You see – When the founding fathers wrote the original documents by which our country governs itself today, they had muskets. To them, all of the happenings today were “unthinkable” because never in their wildest dreams could they have imagined half the things that have happened. BUT flash forward to today where – in 2022 alone – (mind you we are only 6 months in), there have been an estimated 214 mass shootings (IN THE UNITED STATES). And because google defines a mass shooting as an event that takes a minimum of three to four lives in a short period of time the bare minimum toll of those combined events is equal six hundred and forty two (642) lives lost — but according to insider news the death toll due to gun violence in 2022 ALONE currently sits at Seventeen thousand, three hundred lives lost (17,300 – dead) — that’s a little higher than the definitions minimum isnt it?
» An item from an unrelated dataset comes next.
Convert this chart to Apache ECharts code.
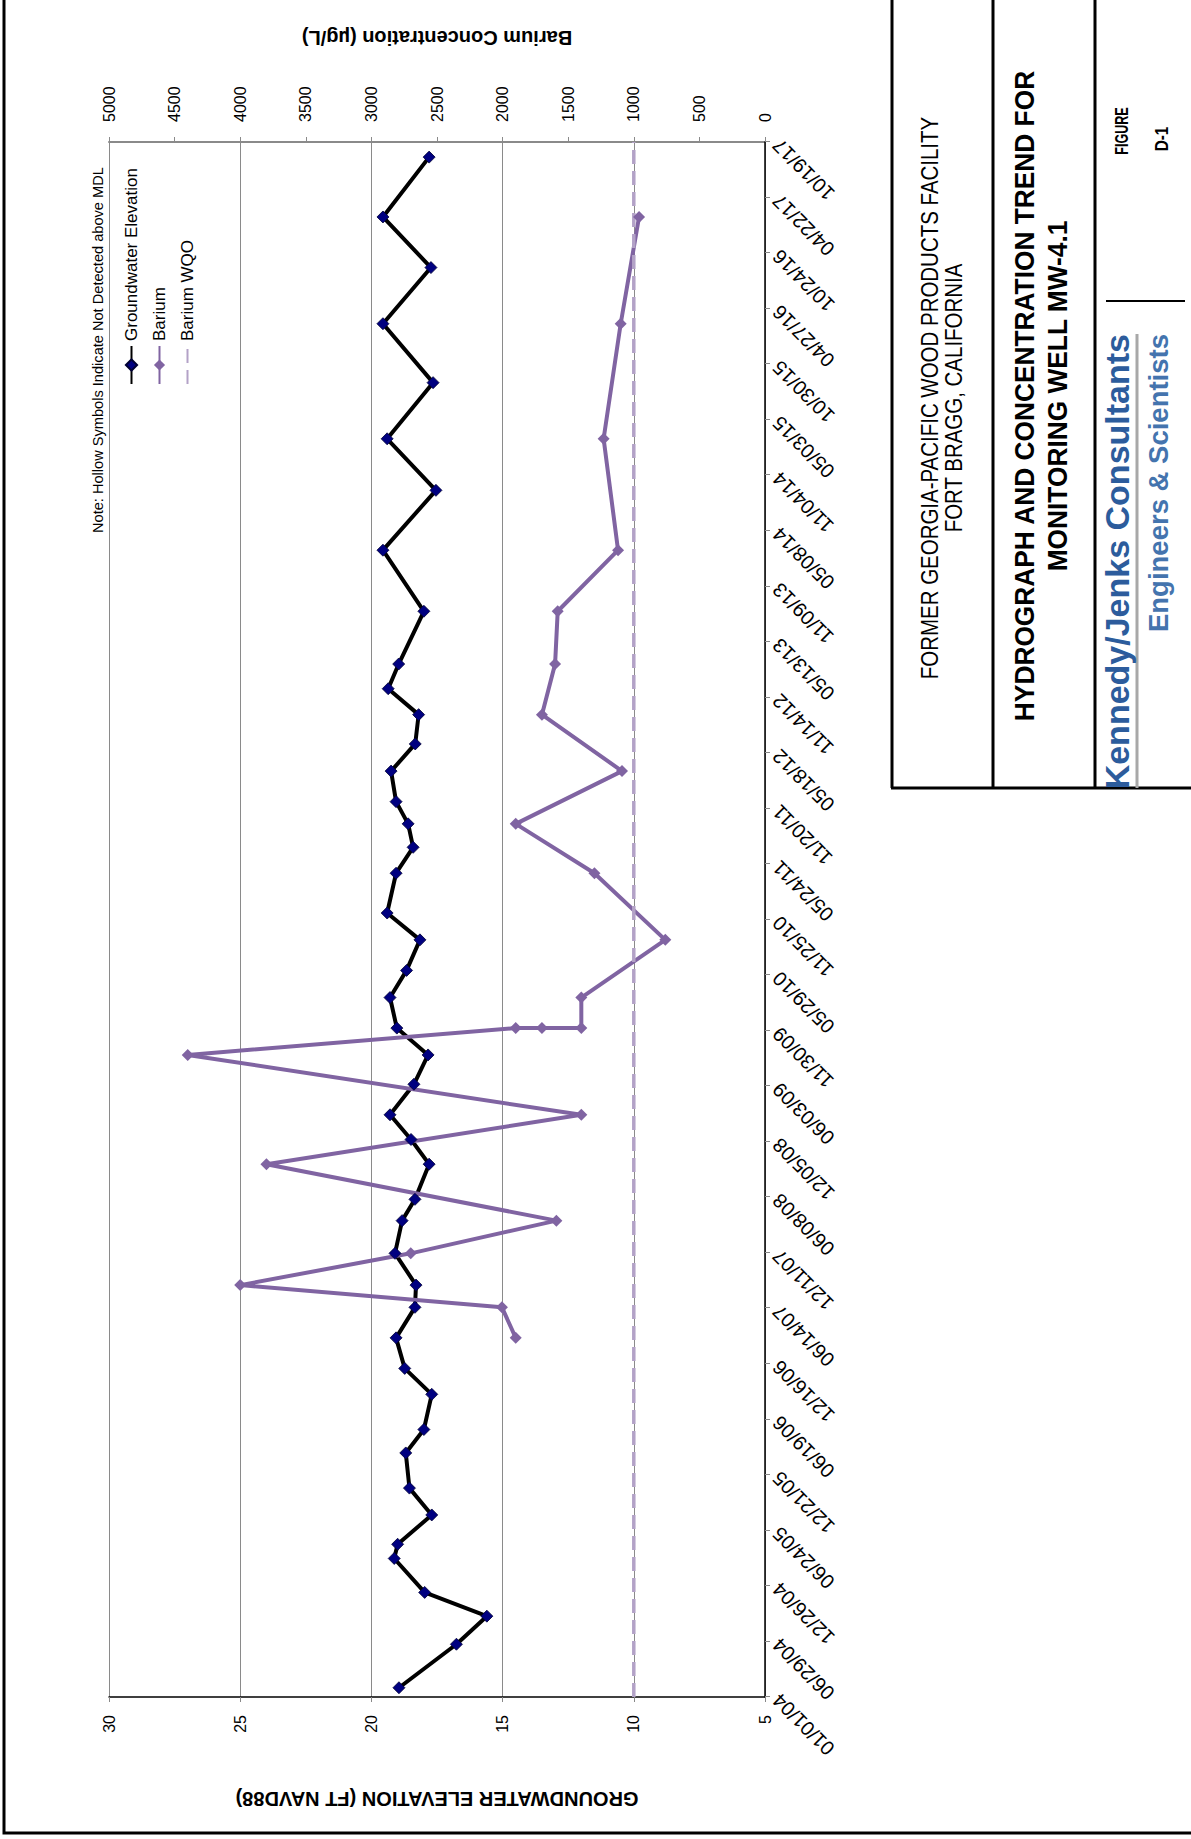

But in a couple of weeks, the dust of this will settle, Texas reps will stop their press conferences and their empty apologies and we will have some quiet time to reflect until the next shooting happens… This is the cost of freedom in America. This is the cost of maintaining the value of the second ammendment. This is the debt that we pay and in my personal opinion, it is disgusting, the cost is far too high, and it is the furthest thing from “unthinkable” that I can think of.

Look, at the end of the day, I don’t think we should take anyone’s right to bear arms away, but I think we should consider re-establishing what arms they have access to and how easily they are granted access to them. And the reason this article focuses on school shootings rather than the dozens of other mass shootings is because our government has shown time and time again that they won’t change no matter who falls prey to these attacks, but discussions where children are involved are much more likely to garner support. And don’t get me started on how angry it makes me that that even needs to be said or the fact that the absurd levels of inequality in this country span accross all kinds of labels and personal identifiers.
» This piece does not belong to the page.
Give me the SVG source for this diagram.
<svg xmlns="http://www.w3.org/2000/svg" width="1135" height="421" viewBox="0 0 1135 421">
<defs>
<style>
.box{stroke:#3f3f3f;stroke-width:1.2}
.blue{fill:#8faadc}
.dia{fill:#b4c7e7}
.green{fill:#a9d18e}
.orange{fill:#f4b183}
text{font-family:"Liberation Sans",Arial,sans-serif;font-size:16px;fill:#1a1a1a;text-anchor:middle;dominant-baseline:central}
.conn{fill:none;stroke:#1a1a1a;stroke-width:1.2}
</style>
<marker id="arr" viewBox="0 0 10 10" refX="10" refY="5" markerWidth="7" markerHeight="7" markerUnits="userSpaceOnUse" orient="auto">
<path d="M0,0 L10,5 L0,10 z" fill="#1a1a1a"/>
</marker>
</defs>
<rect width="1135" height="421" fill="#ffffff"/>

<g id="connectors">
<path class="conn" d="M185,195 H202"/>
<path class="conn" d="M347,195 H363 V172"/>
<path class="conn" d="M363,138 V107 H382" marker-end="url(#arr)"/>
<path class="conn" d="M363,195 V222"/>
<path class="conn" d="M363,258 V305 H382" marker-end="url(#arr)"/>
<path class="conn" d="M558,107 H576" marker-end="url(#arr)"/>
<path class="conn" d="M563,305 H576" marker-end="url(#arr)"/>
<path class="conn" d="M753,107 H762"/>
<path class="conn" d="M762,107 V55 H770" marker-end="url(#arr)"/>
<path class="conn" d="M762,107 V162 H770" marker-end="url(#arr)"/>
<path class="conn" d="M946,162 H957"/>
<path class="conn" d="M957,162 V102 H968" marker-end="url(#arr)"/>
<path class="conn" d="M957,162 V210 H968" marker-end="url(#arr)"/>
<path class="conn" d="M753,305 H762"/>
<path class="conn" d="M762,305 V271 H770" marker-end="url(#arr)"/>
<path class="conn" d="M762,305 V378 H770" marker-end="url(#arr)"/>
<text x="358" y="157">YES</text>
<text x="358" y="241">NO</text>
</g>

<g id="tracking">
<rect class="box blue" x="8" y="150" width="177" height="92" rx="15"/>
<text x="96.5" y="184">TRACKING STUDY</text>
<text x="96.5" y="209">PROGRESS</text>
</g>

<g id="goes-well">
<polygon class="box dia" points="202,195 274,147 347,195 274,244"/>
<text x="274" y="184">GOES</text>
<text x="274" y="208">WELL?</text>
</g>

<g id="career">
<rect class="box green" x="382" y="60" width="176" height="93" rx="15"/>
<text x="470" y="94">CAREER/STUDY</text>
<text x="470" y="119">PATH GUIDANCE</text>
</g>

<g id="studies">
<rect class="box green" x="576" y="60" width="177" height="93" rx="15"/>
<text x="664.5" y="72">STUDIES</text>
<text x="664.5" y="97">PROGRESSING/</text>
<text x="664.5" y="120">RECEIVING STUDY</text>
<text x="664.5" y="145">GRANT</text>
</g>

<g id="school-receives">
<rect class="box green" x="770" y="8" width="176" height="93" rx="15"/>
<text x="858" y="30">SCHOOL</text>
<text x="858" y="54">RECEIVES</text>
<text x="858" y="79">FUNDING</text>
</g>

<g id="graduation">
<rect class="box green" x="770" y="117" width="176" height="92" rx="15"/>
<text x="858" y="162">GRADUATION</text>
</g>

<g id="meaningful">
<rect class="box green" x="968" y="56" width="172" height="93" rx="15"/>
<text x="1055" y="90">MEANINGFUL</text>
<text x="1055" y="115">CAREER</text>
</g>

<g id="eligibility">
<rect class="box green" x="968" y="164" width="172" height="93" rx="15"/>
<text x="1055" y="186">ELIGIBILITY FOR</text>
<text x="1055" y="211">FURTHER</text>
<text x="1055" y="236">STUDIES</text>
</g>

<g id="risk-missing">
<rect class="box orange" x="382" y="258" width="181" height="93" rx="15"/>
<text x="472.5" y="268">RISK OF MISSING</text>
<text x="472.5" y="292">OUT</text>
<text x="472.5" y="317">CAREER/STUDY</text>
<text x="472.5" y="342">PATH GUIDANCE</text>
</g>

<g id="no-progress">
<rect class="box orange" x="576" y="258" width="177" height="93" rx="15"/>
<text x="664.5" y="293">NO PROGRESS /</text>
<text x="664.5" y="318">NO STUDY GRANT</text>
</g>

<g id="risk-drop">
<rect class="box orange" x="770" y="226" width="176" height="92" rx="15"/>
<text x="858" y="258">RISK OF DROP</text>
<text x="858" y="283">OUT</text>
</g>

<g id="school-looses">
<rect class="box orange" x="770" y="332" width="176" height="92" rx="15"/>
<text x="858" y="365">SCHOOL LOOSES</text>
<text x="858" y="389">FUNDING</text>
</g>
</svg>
but I digress… where was I, oh yes – “at the end of the day, I don’t think we should take anyone’s right to bear arms away, but I think we should consider re-establishing what arms they have access to and how easily they are granted access to them.” —

If you want a pistol or a riffle or even a bayonet to defend yourself – I am all for it, after all that is what the founding fathers intended, but with what is happening and what continues to happen things can not and truly should not stay as they are. And to be clear, that’s not a political opinion. The stance I take isn’t because I am a democrat, it isn’t because I am a woman and because my rights have been threatened recently, it isn’t because I am anything – it’s simply because I am a person and because if I am lucky enough to have kids one day, the last thing I want is to be scared to send them to school.

In this life or any other – the last thing anyone wants is to live in a state of fear, but for our country, for the minorities in it, that’s all we and they know.
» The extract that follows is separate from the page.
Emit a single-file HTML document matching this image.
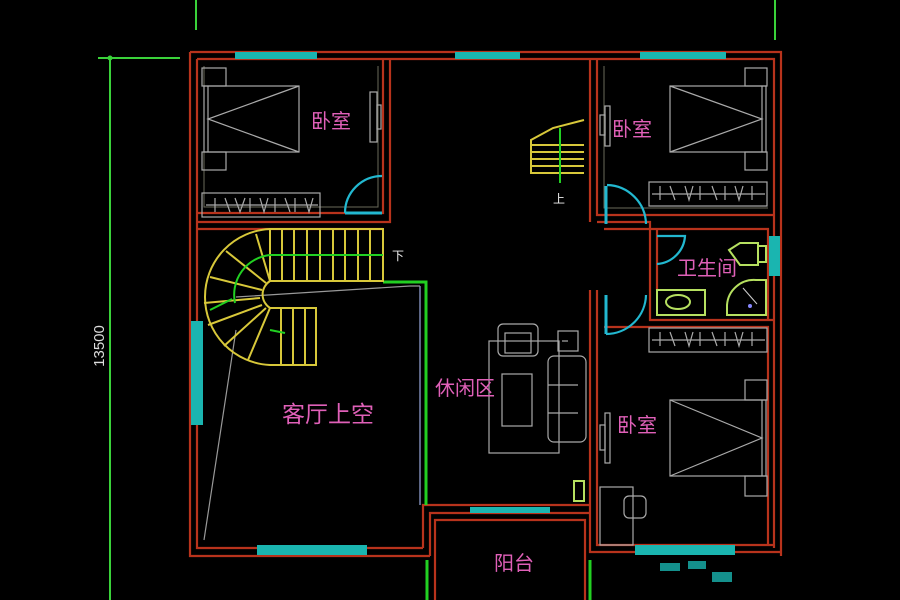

So stop claiming that very preventable acts are “unthinkable,” stop apologizing to and praying for the families who continue to lose everything without bearing responsibility for what is happening to them, stop allowing this damn country to be like the freaking wild west, and stop allowing any old person above the age of 18 to buy a semi-automattic weapon — because by now, and when it comes to gun violence in america, too many of our kids (and citizens) have not only thought of it, but they’ve lived it – and that should be enough insentive for real change to be made.